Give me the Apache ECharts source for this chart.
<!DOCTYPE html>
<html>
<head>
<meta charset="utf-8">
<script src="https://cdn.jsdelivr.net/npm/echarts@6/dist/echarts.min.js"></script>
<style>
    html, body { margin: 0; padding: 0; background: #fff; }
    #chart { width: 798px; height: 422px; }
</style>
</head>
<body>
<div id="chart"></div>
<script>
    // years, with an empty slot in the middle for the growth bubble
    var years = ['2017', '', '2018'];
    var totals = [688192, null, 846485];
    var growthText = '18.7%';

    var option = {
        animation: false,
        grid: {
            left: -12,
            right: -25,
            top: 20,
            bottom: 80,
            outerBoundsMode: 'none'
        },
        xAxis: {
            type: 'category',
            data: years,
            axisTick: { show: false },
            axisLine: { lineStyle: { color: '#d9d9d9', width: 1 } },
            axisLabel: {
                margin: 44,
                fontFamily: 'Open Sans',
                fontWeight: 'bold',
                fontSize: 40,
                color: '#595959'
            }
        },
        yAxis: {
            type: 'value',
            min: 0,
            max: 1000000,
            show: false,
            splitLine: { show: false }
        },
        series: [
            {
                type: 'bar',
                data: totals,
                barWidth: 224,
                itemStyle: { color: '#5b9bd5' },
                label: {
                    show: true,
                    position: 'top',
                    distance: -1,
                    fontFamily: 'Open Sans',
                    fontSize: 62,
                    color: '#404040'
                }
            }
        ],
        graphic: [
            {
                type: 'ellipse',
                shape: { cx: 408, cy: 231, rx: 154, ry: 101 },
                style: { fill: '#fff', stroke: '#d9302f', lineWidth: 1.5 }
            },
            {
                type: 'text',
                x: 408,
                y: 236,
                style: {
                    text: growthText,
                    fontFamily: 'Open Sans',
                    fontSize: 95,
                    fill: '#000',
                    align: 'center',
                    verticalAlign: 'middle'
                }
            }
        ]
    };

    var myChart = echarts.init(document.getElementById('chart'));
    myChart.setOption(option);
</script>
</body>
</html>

==================================================

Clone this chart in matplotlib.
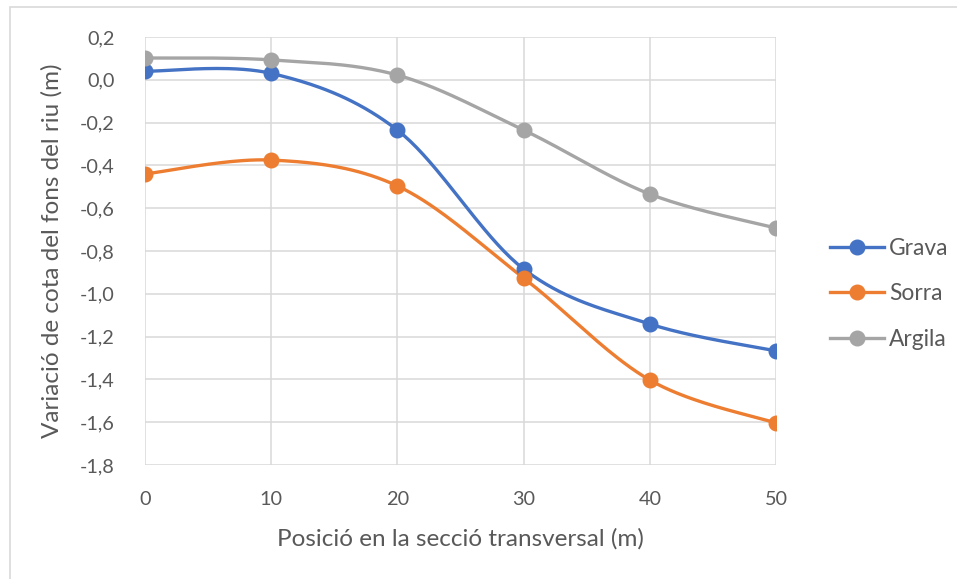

==================================================

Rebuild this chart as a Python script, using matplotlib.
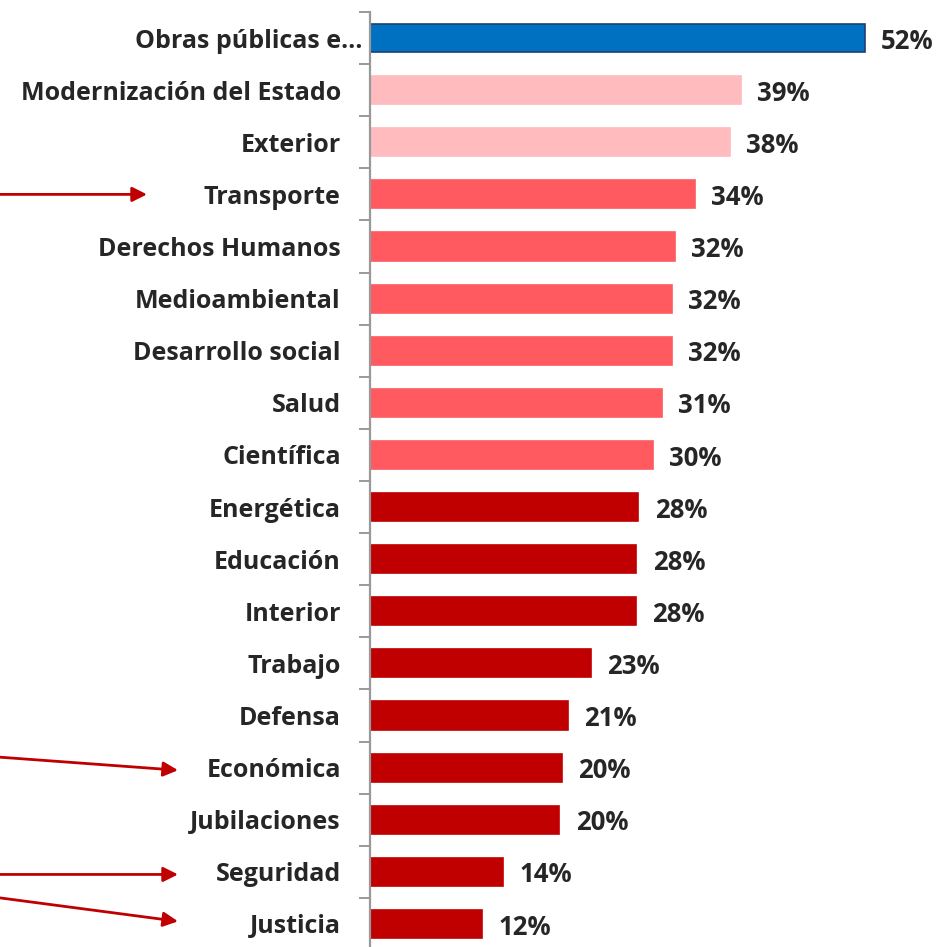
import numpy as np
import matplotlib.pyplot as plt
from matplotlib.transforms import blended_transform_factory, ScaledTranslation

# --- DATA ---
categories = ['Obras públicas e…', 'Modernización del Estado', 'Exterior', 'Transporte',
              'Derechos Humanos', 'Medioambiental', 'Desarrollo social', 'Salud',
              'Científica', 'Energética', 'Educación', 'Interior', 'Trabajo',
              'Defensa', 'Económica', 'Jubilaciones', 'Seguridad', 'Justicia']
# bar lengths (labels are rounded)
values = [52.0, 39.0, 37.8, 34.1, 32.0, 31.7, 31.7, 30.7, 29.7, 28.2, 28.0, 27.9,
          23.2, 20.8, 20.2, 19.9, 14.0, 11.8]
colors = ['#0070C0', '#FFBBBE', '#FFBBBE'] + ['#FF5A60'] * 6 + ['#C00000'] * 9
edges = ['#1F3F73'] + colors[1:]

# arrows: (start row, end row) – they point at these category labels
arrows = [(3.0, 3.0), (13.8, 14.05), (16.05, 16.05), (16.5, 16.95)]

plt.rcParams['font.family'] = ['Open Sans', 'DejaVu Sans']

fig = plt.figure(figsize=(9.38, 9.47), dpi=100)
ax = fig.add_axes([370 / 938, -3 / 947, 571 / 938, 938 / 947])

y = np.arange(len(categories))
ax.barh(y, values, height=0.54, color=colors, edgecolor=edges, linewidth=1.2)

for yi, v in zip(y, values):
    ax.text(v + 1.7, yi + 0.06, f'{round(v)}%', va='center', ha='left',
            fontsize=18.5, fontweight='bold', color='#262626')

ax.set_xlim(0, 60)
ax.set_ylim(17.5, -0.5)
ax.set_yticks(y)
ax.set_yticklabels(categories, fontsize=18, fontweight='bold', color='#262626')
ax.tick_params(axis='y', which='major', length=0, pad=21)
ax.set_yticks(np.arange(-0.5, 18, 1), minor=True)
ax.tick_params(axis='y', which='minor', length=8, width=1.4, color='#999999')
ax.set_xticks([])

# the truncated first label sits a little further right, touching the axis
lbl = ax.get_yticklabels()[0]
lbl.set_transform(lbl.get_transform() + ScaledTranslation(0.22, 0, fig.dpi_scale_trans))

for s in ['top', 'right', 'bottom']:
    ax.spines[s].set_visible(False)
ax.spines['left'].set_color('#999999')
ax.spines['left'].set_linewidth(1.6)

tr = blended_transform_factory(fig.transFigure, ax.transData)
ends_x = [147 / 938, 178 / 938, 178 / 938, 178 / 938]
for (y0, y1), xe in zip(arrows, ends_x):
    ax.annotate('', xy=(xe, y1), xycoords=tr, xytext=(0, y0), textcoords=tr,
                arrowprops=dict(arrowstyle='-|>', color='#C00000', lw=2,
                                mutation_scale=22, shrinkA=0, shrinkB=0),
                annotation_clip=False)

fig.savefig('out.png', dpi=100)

==================================================

Set task -> Exactly the lines from the line that has "Give me the" through the line that has "var growthText = '18.7%';" are to be repeated, both included, with nothing added.

Solved exercise ->
Give me the Apache ECharts source for this chart.
<!DOCTYPE html>
<html>
<head>
<meta charset="utf-8">
<script src="https://cdn.jsdelivr.net/npm/echarts@6/dist/echarts.min.js"></script>
<style>
    html, body { margin: 0; padding: 0; background: #fff; }
    #chart { width: 798px; height: 422px; }
</style>
</head>
<body>
<div id="chart"></div>
<script>
    // years, with an empty slot in the middle for the growth bubble
    var years = ['2017', '', '2018'];
    var totals = [688192, null, 846485];
    var growthText = '18.7%';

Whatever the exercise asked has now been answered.